Skip the Michelin traps and eat at these places where the food is equally memorable:

Rome: Roscioli (wine cellar table, carbonara + deep wine list, ~€55/person) beats any 1-star in Rome for overall experience. Amalfi: Lo Scoglio (Nerano, reached by boat, family-run, zucchini pasta with Provolone del Monaco, ~€50/person) is better than most starred restaurants on the coast. Puglia: Your masseria dinner (€25-35/person half-board) with ingredients grown 50 meters from your table beats any starred restaurant in Lecce. Venice: All'Arco + Cantina Do Spade cicchetti crawl (€15-20 total) gives you more genuine Venetian food than any €200 tasting menu.

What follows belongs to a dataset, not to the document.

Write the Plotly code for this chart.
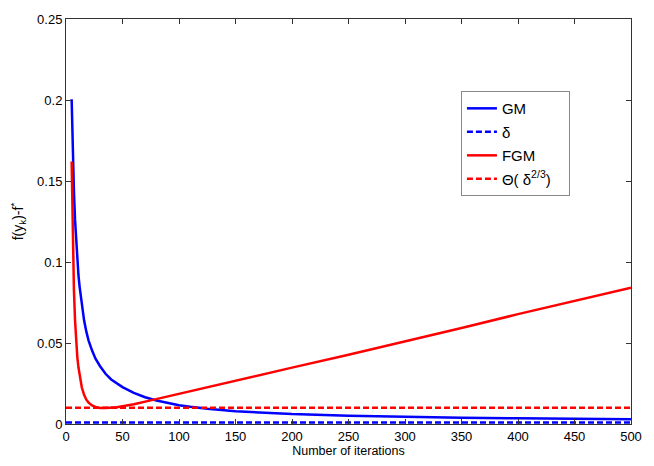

The private experience tier

The real luxury isn't restaurants — it's access:

Private Vatican evening (€250-350/person, Sistine Chapel with 30-50 people) — worth more than a €1,500/night hotel room. Private Borghese guide (€300-400/group, art historian) — transforms marble sculptures into living stories. Private after-hours Uffizi (arranged through Firenze Musei, €200-400/group, limited dates) — Botticelli with nobody else in the room. Private boat on Amalfi (€500-800/day) — captain knows every hidden cove. Villa Cimbrone at opening (8:30am, no booking needed, €10 — you don't need to pay for private access, you just need to be first through the gate).

Insider tip: The 40-40-20 rule for luxury Italy: allocate 40% of your luxury budget to accommodation, 40% to experiences (private guides, boats, after-hours access, cooking with chefs), and 20% to dining. A €250 private Vatican evening teaches you more and moves you more than a €250 hotel room upgrade. The experiences are what you'll remember in 20 years.

What to pack for luxury travel

Italian luxury dress code: elegant casual. Men: linen trousers or dark jeans, collared shirt (no tie), leather shoes (not sneakers) for starred restaurants. Women: a dress or nice separates, wedges or low heels (cobblestones!). Nobody wears suits to dinner except on New Year's Eve. Le Sirenuse, Aman, Gritti all expect smart-casual at dinner — not formal, but not shorts. Daytime: anything goes. The key Italian style principle: fewer items, better quality. One good linen shirt > three fast-fashion options.